We cur­rently think a Go­mory-Hu Tree (GH Tree) cap­tures the rele­vant in­for­ma­tion. We will ini­tially con­vert a NN to a GH Tree to calcu­late the new loss func­tion. This con­ver­sion will be com­pu­ta­tion­ally costly, though more progress can be made to calcu­late the loss func­tion di­rectly from the NN. See Ap­pendix A for more details

Small NN’s are Hu­man Interpretable

We’re as­sum­ing hu­mans can in­ter­pret small NN’s, given enough time. A “Mo­du­lar” NN is just a col­lec­tion of small NN’s con­nected by sparse weights. If hu­mans could in­ter­pret each mod­ule in the­ory, then GPT-N could too. If hu­mans can in­ter­pret the in­ter­faces be­tween each, then GPT-N could too.

Ex­am­ples from NN Play­ground are read­ily in­ter­pretable (such as the above ex­am­ple).

GPT-3 can already turn com­ments into code. We don’t ex­pect the re­verse case to be fun­da­men­tally harder, and neu­ral nets can be in­ter­preted as just an­other pro­gram­ming lan­guage.

Micro­scope AI has had some suc­cess in in­ter­pret­ing large NN’s. Th­ese are NN’s that should be much harder to in­ter­pret than mod­u­lar NN’s that we would be in­ter­pret­ing.

Tech­ni­cal Ques­tions:

First ques­tion: Ca­pa­bil­ities will likely be lost by adding a mod­u­lar­ity loss term. Can we spot-check ca­pa­bil­ity of GPT by look­ing at the loss of the origi­nal loss terms? Or would we need to run it through NLP met­rics (like Wino­grad Schema Challenge ques­tions)?

To cre­ate a mod­u­lar GPT, we have two paths, but I’m un­sure of which is bet­ter.

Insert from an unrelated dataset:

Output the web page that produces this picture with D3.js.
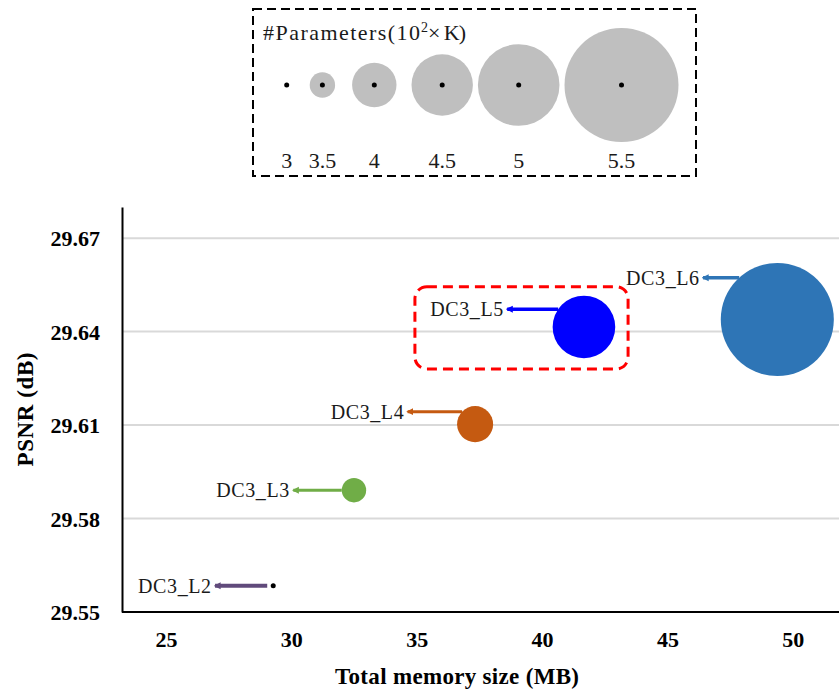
<!DOCTYPE html>
<html>
<head>
<meta charset="utf-8">
<script src="https://cdn.jsdelivr.net/npm/d3@7"></script>
<style>
  html, body { margin: 0; padding: 0; background: #fff; }
  svg { display: block; }
</style>
</head>
<body>
<svg id="chart" width="839" height="692"></svg>
<script>
// ---------------- data ----------------
const categories   = ["DC3_L2", "DC3_L3", "DC3_L4", "DC3_L5", "DC3_L6"];
const memorySize   = [29.28, 32.50, 37.33, 41.67, 49.38];      // MB
const psnrValues   = [29.5584, 29.5891, 29.6103, 29.6415, 29.6439]; // dB
const paramValues  = [3.0, 3.48, 3.78, 4.53, 5.485];          // 10^2 x K
const labelMemory  = [26.96, 30.08, 34.64, 38.61, 46.42];      // annotation arrow tip (MB)
const labelPsnr    = [29.5584, 29.5891, 29.6143, 29.6472, 29.6573]; // annotation arrow tip (dB)
const xTicks       = [25, 30, 35, 40, 45, 50];
const yTicks       = [29.55, 29.58, 29.61, 29.64, 29.67];
const legendValues = [3, 3.5, 4, 4.5, 5, 5.5];
const highlightMemory = [34.93, 43.43];
const highlightPsnr   = [29.628, 29.6544];

// ---------------- styles ----------------
const seriesColors = ["#604a7b", "#70ad47", "#c55a11", "#0000ff", "#2e75b6"];
const arrowWidths  = [4, 3, 3, 3.5, 3.5];
const legendRadii  = [0, 12.7, 22.2, 30.7, 40.8, 57];
const legendGaps   = [23, 17, 15, 5, 5];
const serif = "'Liberation Serif', 'DejaVu Serif', serif";

const svg = d3.select("#chart");
svg.append("rect").attr("width", 839).attr("height", 692).attr("fill", "#fff");

const x = d3.scaleLinear().domain([23.25, 52]).range([122, 843]);
const y = d3.scaleLinear().domain([29.55, 29.68]).range([612, 207]);
const r = d3.scaleLinear().domain(legendValues).range(legendRadii).clamp(true);

// gridlines
svg.append("g").selectAll("line")
  .data(yTicks.filter(t => t > 29.551))
  .join("line")
  .attr("x1", x.range()[0]).attr("x2", 839)
  .attr("y1", d => y(d)).attr("y2", d => y(d))
  .attr("stroke", "#d9d9d9").attr("stroke-width", 2);

// axes
const xAxis = d3.axisBottom(x).tickValues(xTicks).tickSize(0).tickPadding(0);
const gx = svg.append("g").attr("transform", `translate(0,${y(29.55)})`).call(xAxis);
gx.select(".domain").attr("stroke", "#000").attr("stroke-width", 2)
  .attr("d", `M${x.range()[0]},0H839`);
gx.selectAll("text").attr("font-family", serif).attr("font-size", 22)
  .attr("font-weight", "bold").attr("fill", "#000").attr("dy", 0).attr("y", 35);

const yAxis = d3.axisLeft(y).tickValues(yTicks).tickFormat(d3.format(".2f")).tickSize(0).tickPadding(22);
const gy = svg.append("g").attr("transform", `translate(${x.range()[0]},0)`).call(yAxis);
gy.select(".domain").attr("stroke", "#000").attr("stroke-width", 2);
gy.selectAll("text").attr("font-family", serif).attr("font-size", 22)
  .attr("font-weight", "bold").attr("fill", "#000").attr("dy", "0.35em");

// axis titles
svg.append("text")
  .attr("x", 457).attr("y", 684)
  .attr("text-anchor", "middle")
  .attr("font-family", serif).attr("font-size", 23).attr("font-weight", "bold")
  .attr("textLength", 244).attr("lengthAdjust", "spacing")
  .text("Total memory size (MB)");
svg.append("text")
  .attr("transform", `translate(33,${(y(29.55) + y(29.68)) / 2}) rotate(-90)`)
  .attr("text-anchor", "middle")
  .attr("font-family", serif).attr("font-size", 23).attr("font-weight", "bold")
  .attr("textLength", 114).attr("lengthAdjust", "spacing")
  .text("PSNR (dB)");

// highlight box
svg.append("rect")
  .attr("x", x(highlightMemory[0])).attr("y", y(highlightPsnr[1]))
  .attr("width", x(highlightMemory[1]) - x(highlightMemory[0]))
  .attr("height", y(highlightPsnr[0]) - y(highlightPsnr[1]))
  .attr("rx", 12).attr("ry", 12)
  .attr("fill", "none").attr("stroke", "#ff0000").attr("stroke-width", 3)
  .attr("stroke-dasharray", "10,6");

// arrow markers
const defs = svg.append("defs");
seriesColors.forEach((c, i) => {
  defs.append("marker")
    .attr("id", "arrow" + i)
    .attr("viewBox", "0 0 10 10")
    .attr("refX", 8).attr("refY", 5)
    .attr("markerWidth", 7).attr("markerHeight", 8)
    .attr("markerUnits", "userSpaceOnUse")
    .attr("orient", "auto")
    .append("path").attr("d", "M0,0 L10,5 L0,10 Z").attr("fill", c);
});

const points = categories.map((c, i) => ({
  name: c, mem: memorySize[i], psnr: psnrValues[i], p: paramValues[i],
  lm: labelMemory[i], lp: labelPsnr[i], color: seriesColors[i], w: arrowWidths[i], i
}));

// bubbles
svg.append("g").selectAll("circle")
  .data(points.filter(d => r(d.p) > 3))
  .join("circle")
  .attr("cx", d => x(d.mem)).attr("cy", d => y(d.psnr))
  .attr("r", d => r(d.p)).attr("fill", d => d.color);
svg.append("g").selectAll("circle")
  .data(points.filter(d => r(d.p) <= 3))
  .join("circle")
  .attr("cx", d => x(d.mem)).attr("cy", d => y(d.psnr))
  .attr("r", 2.5).attr("fill", "#000");

// annotation arrows
svg.append("g").selectAll("line")
  .data(points)
  .join("line")
  .attr("x1", d => {
    const rad = r(d.p), dy = y(d.lp) - y(d.psnr);
    const dx = rad > Math.abs(dy) ? Math.sqrt(rad * rad - dy * dy) : 0;
    return x(d.mem) - Math.max(dx, 6);
  })
  .attr("y1", d => y(d.lp))
  .attr("x2", d => x(d.lm)).attr("y2", d => y(d.lp))
  .attr("stroke", d => d.color).attr("stroke-width", d => d.w)
  .attr("marker-end", d => `url(#arrow${d.i})`);

svg.append("g").selectAll("text")
  .data(points)
  .join("text")
  .attr("x", d => x(d.lm) - 4).attr("y", d => y(d.lp) + 7)
  .attr("text-anchor", "end")
  .attr("font-family", serif).attr("font-size", 20).attr("fill", "#1a1a1a")
  .attr("textLength", 73).attr("lengthAdjust", "spacing")
  .text(d => d.name);

// ---------------- legend ----------------
const lg = svg.append("g");
lg.append("rect")
  .attr("x", 253).attr("y", 9).attr("width", 443).attr("height", 167)
  .attr("fill", "none").attr("stroke", "#000").attr("stroke-width", 2)
  .attr("stroke-dasharray", "9,5");
const title = lg.append("text")
  .attr("y", 40)
  .attr("font-family", serif).attr("font-size", 22).attr("fill", "#1a1a1a");
title.append("tspan").attr("x", 263).attr("textLength", 157).attr("lengthAdjust", "spacing").text("#Parameters(10");
title.append("tspan").attr("x", 421).attr("font-size", 14).attr("dy", -8).text("2");
title.append("tspan").attr("x", 428).attr("dy", 8).attr("textLength", 38).attr("lengthAdjust", "spacing").text("\u00d7 K)");

const legendX = [];
legendValues.forEach((v, i) => {
  if (i === 0) legendX.push(286.7);
  else legendX.push(legendX[i - 1] + r(legendValues[i - 1]) + r(v) + legendGaps[i - 1]);
});
const legendY = 85;
lg.selectAll("circle.lb")
  .data(legendValues)
  .join("circle").attr("class", "lb")
  .attr("cx", (d, i) => legendX[i]).attr("cy", legendY)
  .attr("r", d => r(d)).attr("fill", "#bfbfbf");
lg.selectAll("circle.ld")
  .data(legendValues)
  .join("circle").attr("class", "ld")
  .attr("cx", (d, i) => legendX[i]).attr("cy", legendY)
  .attr("r", 2.5).attr("fill", "#000");
lg.selectAll("text.ll")
  .data(legendValues)
  .join("text").attr("class", "ll")
  .attr("x", (d, i) => legendX[i]).attr("y", 168)
  .attr("text-anchor", "middle")
  .attr("font-family", serif).attr("font-size", 22).attr("fill", "#1a1a1a")
  .text(d => d);
</script>
</body>
</html>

  1. Train from scratch with mod­ified loss

  2. Train OpenAI’s gpt-2 on more data, but with added loss term. The in­tu­ition here is that it’s already ca­pa­ble, so op­ti­miz­ing for mod­u­lar­ity start­ing here will pre­serve ca­pa­bil­ities.

Help Wanted

If you are in­ter­ested in the in­ter­pretabil­ity of GPT (even un­re­lated to our pro­ject), I can add you to a dis­cord server full of GPT en­thu­si­asts (just DM me). If you’re in­ter­ested in helping out our pro­ject speci­fi­cally, DM me and we’ll figure out a way to divvy up tasks.

Ap­pendix A

Go­mory-Hu Tree Con­tains Rele­vant In­for­ma­tion on Modularity

Some read­ily ac­cessible in­sights:

  1. The size of the min­i­mum cut be­tween two neu­rons can be used to mea­sure the size of the in­ter­face be­tween their mod­ules.

  2. Call two graphs G and G’ on the same ver­tices equiv­a­lent if for ev­ery two u,v, the sizes of their min­i­mum cuts are the same in G and G’. It turns out that there always ex­ists a G’ which is a tree! (The Go­mory-Hu tree.)

  3. It turns out that the min­i­mum cut be­tween two neu­rons within a mod­ule never needs to ex­pose the in­nards of an­other mod­ule.

There­fore, the Go­mory-Hu tree prob­a­bly con­tains all the in­for­ma­tion needed to calcu­late the loss term and the hi­er­ar­chy of soft­ware mod­ules.